I have a few other random notes here. First, I did enjoy Huli’s best friend, Ling Ling, and having a strong female character (one of the only women in the book). However, I wish there had been more development to this prominent side character beyond being told she is beautiful and strong. Also, Ling Ling is constantly referred to as the “female warrior,” which makes me feel like the story is making a distinction between a “warrior” and a “female warrior.” Not to mention that she is referred to as the “female warrior” so often (26 times by my Kindle’s count), it became distracting to me. Also, some things in the world building didn’t feel clear or consistent to me. We learn early on that both Huli and Xiao Ying have the same mentor, and in fact that Xiao Ying was specifically trained to train Huli. So then, what has he been doing all this time since their mentor died? Why hasn’t he ever come to meet Huli, to train him, to introduce himself? The only reason they really meet is because Xiao Ying happens to be the healer that Ling Ling calls. Even when Huli runs into Xiao Ying’s hut at the start of the story, Xiao Ying never identifies himself or makes the connection. I was also confused on this whole replenishing qi element. We see Xiao Ying help give Huli more qi through a non-sexual means early on. It drains him for weeks, so we know that he is susceptible to getting weak through the qi transfer. We are also told that when Huli has sex with other people, it weakens them as well, and they are “a shadow of themselves for a while, too weak to work, too feeble to even defend themselves should the occasion arise.” But then when these guys have sex, we never see Xiao Ying get weakened, and it just felt confusing as to why.

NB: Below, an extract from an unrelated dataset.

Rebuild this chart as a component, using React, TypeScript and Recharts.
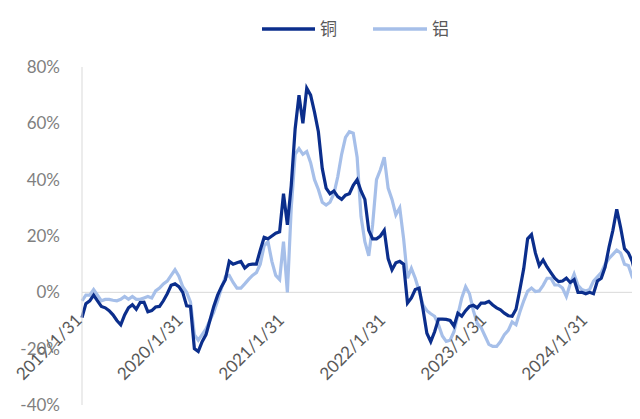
import { LineChart, Line, XAxis, YAxis, ReferenceLine } from "recharts"

// biweekly observations starting 2019/1/31, year-on-year change in %
const copper = [
  -9, -4, -3, -1, -3, -5, -5.5, -6.5, -8, -10,
  -11.5, -8, -5.5, -4.4, -6, -3.6, -3.5, -6.9, -6.5, -5.2,
  -5, -3, -0.5, 2.5, 3, 2, 0, -4.8, -5, -20,
  -21, -17.5, -15, -10, -5, -1, 2, 4.5, 11, 10,
  10.5, 11, 8.6, 9.8, 10, 10, 15, 19.5, 19, 20,
  21, 21.5, 35, 24, 38, 58, 70, 60, 72.5, 70,
  64, 57, 44, 37, 35, 36, 34, 33, 34.5, 35,
  38, 40, 36, 33, 22, 19, 19, 20, 22, 12,
  8, 10.5, 11, 10, -3.8, -2, 1, 1.5, -6, -14.5,
  -17.5, -14, -9.5, -9.5, -9.6, -10, -12, -7.4, -8.5, -6.5,
  -5, -4.6, -5.5, -3.8, -3.8, -3.2, -4.5, -5.5, -6.2, -7.4,
  -8.3, -8.5, -6, 1, 8.5, 19, 20.5, 14, 9.5, 11.5,
  9, 7, 5, 3.8, 4, 5, 3.5, 4.5, 0, 0,
  -0.5, 0, -0.5, 4, 5, 9, 16, 22, 29.5, 23,
  15.5, 14, 11, 5.5, 6,
]

const aluminum = [
  -3, -1, -1, 1, -1, -3, -2.5, -2.5, -2.8, -3,
  -2.5, -1.5, -2.5, -1.5, -2.5, -2.5, -2, -1.5, -2, 0.5,
  1.5, 3, 4, 6, 8, 5.7, 2, 0, -3.5, -15,
  -17, -15, -13, -10, -7, -3, 1.5, 5.5, 6, 3.5,
  1.5, 1.5, 3, 4.6, 6, 7, 10, 16.5, 18, 11,
  6, 4.5, 18, 0, 30, 49, 51, 49, 50, 46,
  40, 36.5, 32, 31, 32, 35, 41, 49, 55, 57,
  56.5, 48, 27, 18, 13, 24, 40, 43.5, 48, 37,
  33, 27.5, 30, 19, 5, 8.5, 5, 0.5, -4.5, -6.5,
  -7.6, -8.5, -11.5, -15.5, -17.4, -17, -14, -8, -2, 2,
  -0.5, -6.5, -11, -12.5, -15.5, -18.5, -19.2, -19.2, -17.5, -15,
  -13.5, -10.5, -11.5, -7, -3, 0.4, 1.5, 0.3, 0.5, 2.5,
  5, 5, 2.6, 2.6, 1.5, -1.5, 3, 6.5, 2.5, 1,
  0.5, 1, 4, 5.5, 7, 10, 12, 13.5, 15, 14,
  10, 9.5, 5.5, 3.3, 2.7,
]

const yTicks = [-40, -20, 0, 20, 40, 60, 80]
const xTickLabels = ["2019/1/31", "2020/1/31", "2021/1/31", "2022/1/31", "2023/1/31", "2024/1/31"]

const DAY = 86400000
const start = Date.UTC(2019, 0, 31)
const STEP = 14

const toDay = (label: string) => {
  const [y, m, d] = label.split("/").map(Number)
  return Math.round((Date.UTC(y, m - 1, d) - start) / DAY)
}

const xTicks = xTickLabels.map(toDay)
const lastDay = (copper.length - 1) * STEP

const data = copper.map((v, i) => ({
  day: i * STEP,
  copper: v,
  aluminum: aluminum[i],
}))

const W = 632
const H = 411
const TOP = 59
const X_AXIS_H = 14
const PLOT_H = H - TOP - X_AXIS_H
const ZERO_Y = TOP + (PLOT_H * 80) / 120

const DARK = "#0b2e8c"
const LIGHT = "#a6bfe9"
const FONT = "Lato, 'Noto Sans CJK SC', sans-serif"

function DateTick(props: any) {
  const { x, payload } = props
  const label = xTickLabels[xTicks.indexOf(payload.value)] ?? ""
  return (
    <text
      transform={`translate(${x + 1},${ZERO_Y + 29}) rotate(-45)`}
      textAnchor="end"
      fontSize={17}
      fontFamily={FONT}
      fill="#595959"
    >
      {label}
    </text>
  )
}

function LegendKey() {
  return (
    <svg width={W} height={50} style={{ position: "absolute", left: 0, top: 0 }}>
      <line x1={254} x2={307} y1={21} y2={21} stroke={DARK} strokeWidth={3.5} />
      <text x={312} y={27} fontSize={17} fontFamily="'Noto Sans CJK SC'" fill="#595959">
        铜
      </text>
      <line x1={365} x2={419} y1={21} y2={21} stroke={LIGHT} strokeWidth={3.5} />
      <text x={424} y={27} fontSize={17} fontFamily="'Noto Sans CJK SC'" fill="#595959">
        铝
      </text>
    </svg>
  )
}

export default function App() {
  return (
    // negative bottom margin keeps the page from growing past the viewport
    <div style={{ position: "relative", width: W, height: H, marginBottom: -8 }}>
      <LineChart
        width={W}
        height={H}
        data={data}
        margin={{ top: TOP, right: 0, left: 0, bottom: 0 }}
      >
        <XAxis
          dataKey="day"
          type="number"
          domain={[0, lastDay]}
          ticks={xTicks}
          height={X_AXIS_H}
          axisLine={false}
          tickLine={false}
          tick={<DateTick />}
          interval={0}
        />
        <YAxis
          domain={[-40, 80]}
          ticks={yTicks}
          width={74}
          axisLine={{ stroke: "#d9d9d9" }}
          tickLine={false}
          tickSize={0}
          tickMargin={22}
          tickFormatter={(v: number) => `${v}%`}
          tick={{ fontSize: 17, fontFamily: FONT, fill: "#7f7f7f" }}
          interval={0}
        />
        <ReferenceLine y={0} stroke="#d9d9d9" strokeWidth={1} />
        <Line
          type="linear"
          dataKey="aluminum"
          name="铝"
          stroke={LIGHT}
          strokeWidth={3.2}
          dot={false}
          isAnimationActive={false}
        />
        <Line
          type="linear"
          dataKey="copper"
          name="铜"
          stroke={DARK}
          strokeWidth={3.2}
          dot={false}
          isAnimationActive={false}
        />
      </LineChart>
      <LegendKey />
    </div>
  )
}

Overall, I think this is an interesting story that could appeal to readers who like fantasy, particularly with an Asian mythology bent. There are some elements here that worked well for me, particularly the reveal as to both the men’s pasts and how little information we have learned along the way interconnects. But the quest itself didn’t have the energy I expected, given how much of the book it covers. There is just a lot of telling us what is happening, and it didn’t give me the immersive feeling I wanted for the story.
Note: Many of the names and terms used in the story appear to be of Chinese origin and often use accents or other symbols in the English-alphabet spellings that I couldn’t figure out how to reproduce into text on the web site. I absolutely mean no offense for their omission and acknowledge that these are non-English names and terms and I have used short cut spellings here in this review.